Моя мама, Лена Довлатова, написала о том, как это все происходило. Как зародилась идея делать газету, как работала ее редакция, как «довлатовский американец» закончил свое существование.

Я бы хотела поблагодарить всех, кто откликнулся на мою просьбу поделиться воспоминаниями об отце в период «Нового американца». В том числе и за те истории, которые, по тем или иным причинам, не вошли в этот сборник, но которые не менее ценны и еще больше сблизили меня с отцом.

А также выразить благодарность издательству «Махаон» за поддержку и энтузиазм, с которым они отнеслись к этому сборнику и творчеству Довлатова. Спасибо, Александр. Спасибо, Аркадий. Спасибо, Елена.

Мне бы хотелось закончить свое предисловие текстом из «Колонки редактора», где Довлатов сам объясняет, что они собой представляют, откуда этот жанр, который стал прообразом его радиопередач для радио «Свобода»:

«Колонки редактора появились не от хорошей жизни. Необходимо было что-то доказывать уважаемой публике. О чем-то просить. Освещать какие-то подробности редакционного быта. Короче — быть посредником между читателями и газетой.

Постепенно отношения с читателями наладились. А колонки тем не менее сохранились. Речь в них шла о чем угодно.

<…>

Это было короткое сочинение на вольную тему. Иногда веселое, иногда печальное. Как говорится — взгляд и нечто… Речь без повода… Случайный разговор на остановке…

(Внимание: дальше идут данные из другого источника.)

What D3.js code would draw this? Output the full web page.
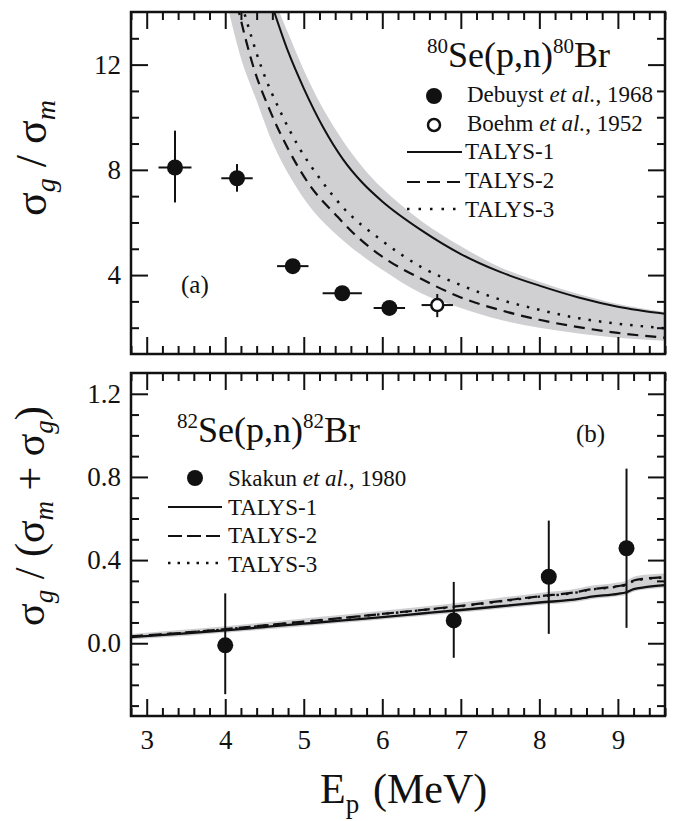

Встречаются утром два человека:

— Как поживаешь?

— Да ничего. А ты?

— А у меня, брат, произошла такая история…

Поговорили и разошлись. Впереди наполненный событиями день. Содержательные разговоры, деловые встречи, ответственные заседания…

Потом неожиданно задумываешься:

"А вдруг самое главное было произнесено утром? В этом случайном разговоре на троллейбусной остановке? В грохоте нью-йоркского метро?.."»[5].